**PROBLEM DETAILS:** Identify the lines that include the word "this", then copy all of them.
____
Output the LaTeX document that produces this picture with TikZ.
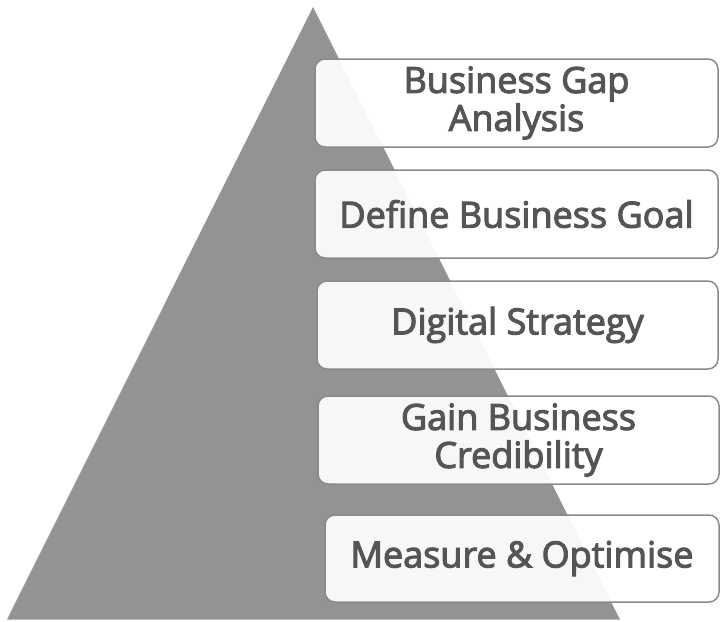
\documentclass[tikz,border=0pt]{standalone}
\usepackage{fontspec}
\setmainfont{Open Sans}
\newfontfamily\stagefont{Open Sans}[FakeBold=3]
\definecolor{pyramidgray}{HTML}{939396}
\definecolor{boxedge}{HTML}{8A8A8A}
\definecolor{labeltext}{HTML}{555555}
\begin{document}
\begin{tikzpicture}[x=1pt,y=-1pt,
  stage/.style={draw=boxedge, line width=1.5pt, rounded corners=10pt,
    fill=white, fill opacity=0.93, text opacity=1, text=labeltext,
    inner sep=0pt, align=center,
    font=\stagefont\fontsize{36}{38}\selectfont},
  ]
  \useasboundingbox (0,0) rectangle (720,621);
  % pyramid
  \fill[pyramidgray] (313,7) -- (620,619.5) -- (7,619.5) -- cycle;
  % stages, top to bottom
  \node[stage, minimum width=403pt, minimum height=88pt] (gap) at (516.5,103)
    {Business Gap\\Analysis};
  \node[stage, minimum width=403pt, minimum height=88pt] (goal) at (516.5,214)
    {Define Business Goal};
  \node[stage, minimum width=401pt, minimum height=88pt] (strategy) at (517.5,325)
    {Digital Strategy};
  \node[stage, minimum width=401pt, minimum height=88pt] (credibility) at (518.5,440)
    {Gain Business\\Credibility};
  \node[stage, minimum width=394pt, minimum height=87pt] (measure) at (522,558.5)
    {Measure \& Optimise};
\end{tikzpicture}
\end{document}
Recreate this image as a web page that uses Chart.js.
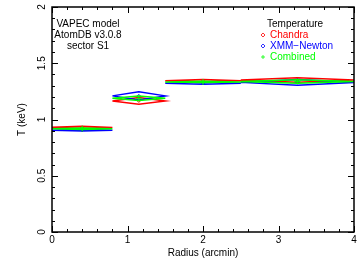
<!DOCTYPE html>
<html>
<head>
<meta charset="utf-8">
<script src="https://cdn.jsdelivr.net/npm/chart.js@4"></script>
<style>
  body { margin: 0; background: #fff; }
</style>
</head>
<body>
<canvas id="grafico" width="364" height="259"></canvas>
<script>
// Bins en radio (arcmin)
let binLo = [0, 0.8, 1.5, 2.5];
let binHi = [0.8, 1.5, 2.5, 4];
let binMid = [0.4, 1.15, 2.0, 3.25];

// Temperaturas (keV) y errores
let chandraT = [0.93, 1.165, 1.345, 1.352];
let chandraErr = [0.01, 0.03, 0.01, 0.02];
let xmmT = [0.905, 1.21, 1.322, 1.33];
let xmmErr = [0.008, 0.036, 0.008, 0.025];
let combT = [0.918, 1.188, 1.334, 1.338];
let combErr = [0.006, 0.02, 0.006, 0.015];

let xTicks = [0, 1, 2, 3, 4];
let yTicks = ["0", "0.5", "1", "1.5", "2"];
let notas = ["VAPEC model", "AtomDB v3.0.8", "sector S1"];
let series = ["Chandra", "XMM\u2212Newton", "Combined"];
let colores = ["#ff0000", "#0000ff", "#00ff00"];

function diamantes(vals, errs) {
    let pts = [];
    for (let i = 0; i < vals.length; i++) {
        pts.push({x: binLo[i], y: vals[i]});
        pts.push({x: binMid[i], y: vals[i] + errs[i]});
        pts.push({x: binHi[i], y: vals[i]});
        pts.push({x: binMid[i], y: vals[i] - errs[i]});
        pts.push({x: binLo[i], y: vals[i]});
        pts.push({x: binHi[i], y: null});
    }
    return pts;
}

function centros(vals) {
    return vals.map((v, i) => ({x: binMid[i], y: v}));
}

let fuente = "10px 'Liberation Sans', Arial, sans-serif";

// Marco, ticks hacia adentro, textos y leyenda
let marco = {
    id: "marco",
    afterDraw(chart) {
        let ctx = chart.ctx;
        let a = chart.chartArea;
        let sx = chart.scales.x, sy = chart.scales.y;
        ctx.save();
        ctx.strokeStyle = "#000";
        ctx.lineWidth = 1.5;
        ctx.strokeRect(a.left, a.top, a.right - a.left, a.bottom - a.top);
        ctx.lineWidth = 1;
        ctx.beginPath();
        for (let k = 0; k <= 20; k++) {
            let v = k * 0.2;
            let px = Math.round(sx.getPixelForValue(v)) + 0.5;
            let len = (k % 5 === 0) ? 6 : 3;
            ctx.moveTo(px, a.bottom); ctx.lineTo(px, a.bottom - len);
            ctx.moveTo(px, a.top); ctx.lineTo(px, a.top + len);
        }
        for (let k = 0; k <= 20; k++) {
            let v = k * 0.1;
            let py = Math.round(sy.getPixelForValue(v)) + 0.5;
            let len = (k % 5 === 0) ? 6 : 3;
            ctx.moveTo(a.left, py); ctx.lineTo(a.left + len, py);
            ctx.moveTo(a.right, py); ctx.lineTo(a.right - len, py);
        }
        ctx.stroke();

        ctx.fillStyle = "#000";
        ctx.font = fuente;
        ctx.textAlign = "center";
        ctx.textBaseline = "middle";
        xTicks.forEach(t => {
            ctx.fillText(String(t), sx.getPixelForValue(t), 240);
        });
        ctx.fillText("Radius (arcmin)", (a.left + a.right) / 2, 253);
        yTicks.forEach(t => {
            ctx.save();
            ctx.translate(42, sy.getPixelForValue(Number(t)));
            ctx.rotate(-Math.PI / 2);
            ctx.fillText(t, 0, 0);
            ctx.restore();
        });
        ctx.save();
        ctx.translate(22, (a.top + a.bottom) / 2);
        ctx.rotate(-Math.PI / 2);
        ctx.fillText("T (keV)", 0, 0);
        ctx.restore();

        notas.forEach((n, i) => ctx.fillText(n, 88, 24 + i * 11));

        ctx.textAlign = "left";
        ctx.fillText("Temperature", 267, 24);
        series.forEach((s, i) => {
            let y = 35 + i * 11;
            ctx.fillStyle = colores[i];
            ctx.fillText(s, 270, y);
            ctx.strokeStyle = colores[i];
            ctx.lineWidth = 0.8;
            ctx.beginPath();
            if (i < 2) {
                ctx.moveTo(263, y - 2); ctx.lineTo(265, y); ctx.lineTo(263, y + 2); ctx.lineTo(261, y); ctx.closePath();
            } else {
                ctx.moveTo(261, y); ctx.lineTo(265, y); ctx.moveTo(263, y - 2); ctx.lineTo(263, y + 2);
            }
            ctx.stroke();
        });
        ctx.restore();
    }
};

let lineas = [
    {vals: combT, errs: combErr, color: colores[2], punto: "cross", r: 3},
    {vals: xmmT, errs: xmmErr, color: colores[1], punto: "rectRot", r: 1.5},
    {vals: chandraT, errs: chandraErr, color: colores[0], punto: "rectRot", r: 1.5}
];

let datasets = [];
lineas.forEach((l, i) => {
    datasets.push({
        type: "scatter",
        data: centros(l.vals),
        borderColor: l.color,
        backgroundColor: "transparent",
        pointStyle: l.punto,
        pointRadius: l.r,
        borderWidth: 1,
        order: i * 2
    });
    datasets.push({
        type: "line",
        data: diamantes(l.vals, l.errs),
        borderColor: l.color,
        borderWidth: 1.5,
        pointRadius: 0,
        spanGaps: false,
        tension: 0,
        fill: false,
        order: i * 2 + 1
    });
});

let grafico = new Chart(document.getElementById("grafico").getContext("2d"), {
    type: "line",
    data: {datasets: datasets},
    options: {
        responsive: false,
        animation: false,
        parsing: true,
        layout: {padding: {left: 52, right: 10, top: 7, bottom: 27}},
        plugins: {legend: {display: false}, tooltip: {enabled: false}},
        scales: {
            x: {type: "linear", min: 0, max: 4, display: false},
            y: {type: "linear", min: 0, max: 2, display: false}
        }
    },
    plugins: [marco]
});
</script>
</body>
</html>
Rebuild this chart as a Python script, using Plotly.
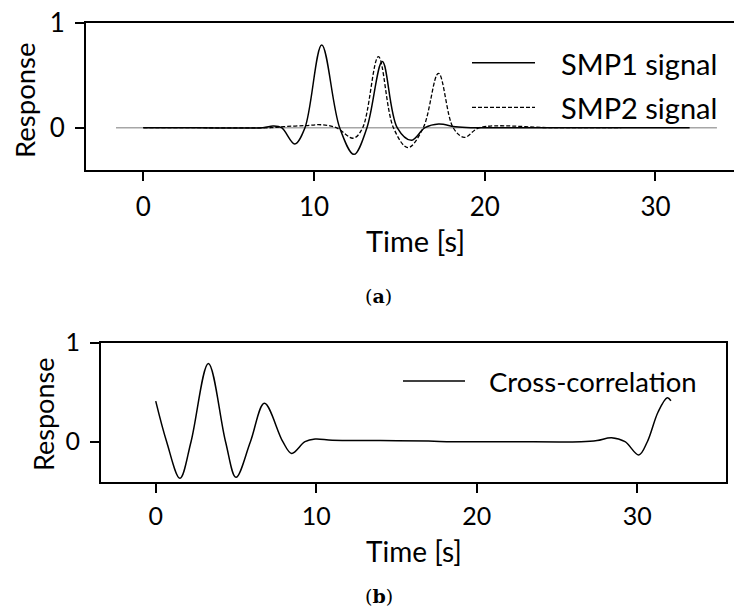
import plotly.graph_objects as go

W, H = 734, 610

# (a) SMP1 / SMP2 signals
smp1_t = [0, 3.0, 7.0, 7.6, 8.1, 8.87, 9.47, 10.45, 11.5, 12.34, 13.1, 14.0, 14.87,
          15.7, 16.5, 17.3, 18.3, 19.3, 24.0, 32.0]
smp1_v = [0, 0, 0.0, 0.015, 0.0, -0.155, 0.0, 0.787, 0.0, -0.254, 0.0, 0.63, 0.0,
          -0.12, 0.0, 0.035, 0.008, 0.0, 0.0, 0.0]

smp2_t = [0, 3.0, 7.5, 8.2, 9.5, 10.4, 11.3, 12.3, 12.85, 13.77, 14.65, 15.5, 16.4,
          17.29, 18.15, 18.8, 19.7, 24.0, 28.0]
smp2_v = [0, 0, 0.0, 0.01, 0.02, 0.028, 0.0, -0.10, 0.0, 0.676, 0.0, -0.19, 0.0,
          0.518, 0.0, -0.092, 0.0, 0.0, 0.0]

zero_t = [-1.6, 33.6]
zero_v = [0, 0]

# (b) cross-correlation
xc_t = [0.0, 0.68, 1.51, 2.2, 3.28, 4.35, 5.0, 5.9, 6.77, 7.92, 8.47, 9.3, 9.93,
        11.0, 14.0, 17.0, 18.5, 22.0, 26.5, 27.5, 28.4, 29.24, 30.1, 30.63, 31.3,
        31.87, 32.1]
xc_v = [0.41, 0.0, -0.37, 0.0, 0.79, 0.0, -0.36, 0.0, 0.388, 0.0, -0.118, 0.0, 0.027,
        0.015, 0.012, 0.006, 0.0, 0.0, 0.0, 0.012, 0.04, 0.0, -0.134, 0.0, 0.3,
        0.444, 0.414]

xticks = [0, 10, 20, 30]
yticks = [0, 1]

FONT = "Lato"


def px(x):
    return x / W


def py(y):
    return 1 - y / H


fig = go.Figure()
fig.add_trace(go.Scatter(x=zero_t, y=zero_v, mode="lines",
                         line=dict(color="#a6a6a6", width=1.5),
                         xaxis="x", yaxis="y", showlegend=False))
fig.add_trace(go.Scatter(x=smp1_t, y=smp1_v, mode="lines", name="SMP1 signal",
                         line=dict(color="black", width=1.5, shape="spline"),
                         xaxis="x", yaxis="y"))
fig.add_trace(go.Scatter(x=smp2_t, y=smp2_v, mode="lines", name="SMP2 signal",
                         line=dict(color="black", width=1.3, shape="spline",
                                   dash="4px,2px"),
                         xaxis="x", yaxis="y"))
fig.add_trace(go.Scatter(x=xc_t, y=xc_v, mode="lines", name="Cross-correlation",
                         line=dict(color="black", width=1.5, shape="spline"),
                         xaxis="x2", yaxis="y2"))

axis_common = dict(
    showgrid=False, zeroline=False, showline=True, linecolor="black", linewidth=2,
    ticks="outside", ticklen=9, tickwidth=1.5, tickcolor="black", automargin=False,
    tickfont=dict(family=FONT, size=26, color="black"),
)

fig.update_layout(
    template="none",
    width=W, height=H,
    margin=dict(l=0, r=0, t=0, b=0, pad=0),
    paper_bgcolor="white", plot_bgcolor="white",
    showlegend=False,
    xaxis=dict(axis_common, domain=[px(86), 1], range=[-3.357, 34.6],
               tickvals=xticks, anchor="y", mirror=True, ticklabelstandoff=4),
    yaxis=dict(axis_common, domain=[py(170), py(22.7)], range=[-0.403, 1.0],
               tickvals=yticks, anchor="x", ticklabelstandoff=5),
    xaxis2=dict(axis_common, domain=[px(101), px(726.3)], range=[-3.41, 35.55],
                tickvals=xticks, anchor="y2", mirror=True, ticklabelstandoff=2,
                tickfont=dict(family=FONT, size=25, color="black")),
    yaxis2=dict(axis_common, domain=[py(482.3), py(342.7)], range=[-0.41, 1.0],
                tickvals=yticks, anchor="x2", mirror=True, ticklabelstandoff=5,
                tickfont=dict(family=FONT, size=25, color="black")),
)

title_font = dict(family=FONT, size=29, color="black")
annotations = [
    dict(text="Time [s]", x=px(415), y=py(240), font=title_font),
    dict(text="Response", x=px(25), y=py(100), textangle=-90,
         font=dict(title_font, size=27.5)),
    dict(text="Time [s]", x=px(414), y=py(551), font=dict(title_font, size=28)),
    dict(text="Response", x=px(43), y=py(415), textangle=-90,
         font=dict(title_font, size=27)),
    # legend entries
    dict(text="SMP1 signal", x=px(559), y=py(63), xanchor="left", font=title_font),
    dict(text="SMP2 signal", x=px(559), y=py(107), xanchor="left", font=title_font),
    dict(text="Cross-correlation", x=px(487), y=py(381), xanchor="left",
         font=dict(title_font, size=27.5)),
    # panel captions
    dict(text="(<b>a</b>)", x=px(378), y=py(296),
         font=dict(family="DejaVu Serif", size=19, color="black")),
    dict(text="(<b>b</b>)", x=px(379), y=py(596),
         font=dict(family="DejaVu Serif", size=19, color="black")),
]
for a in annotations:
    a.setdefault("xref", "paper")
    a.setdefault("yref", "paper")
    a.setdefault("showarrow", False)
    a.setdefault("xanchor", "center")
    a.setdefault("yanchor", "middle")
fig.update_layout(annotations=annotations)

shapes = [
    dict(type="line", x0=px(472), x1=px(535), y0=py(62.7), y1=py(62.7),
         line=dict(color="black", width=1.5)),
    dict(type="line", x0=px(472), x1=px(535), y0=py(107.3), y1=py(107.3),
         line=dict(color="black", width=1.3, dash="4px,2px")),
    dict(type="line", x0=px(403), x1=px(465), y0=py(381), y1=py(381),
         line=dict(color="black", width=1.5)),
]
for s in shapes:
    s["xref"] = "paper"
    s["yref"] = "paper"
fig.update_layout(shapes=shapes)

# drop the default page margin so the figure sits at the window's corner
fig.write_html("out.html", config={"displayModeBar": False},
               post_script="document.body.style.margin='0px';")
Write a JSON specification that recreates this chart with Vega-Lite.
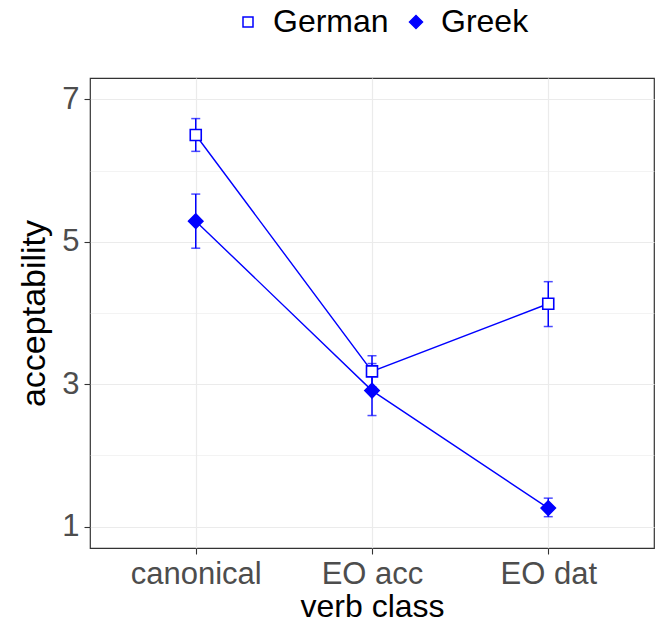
____
**ANSWER TO THE PROBLEM:**
Output the LaTeX document that produces this picture with TikZ.
Recreate this image as a web page that uses Chart.js.
Rebuild this chart as a Python script, using Plotly.
Write a JSON specification that recreates this chart with Vega-Lite.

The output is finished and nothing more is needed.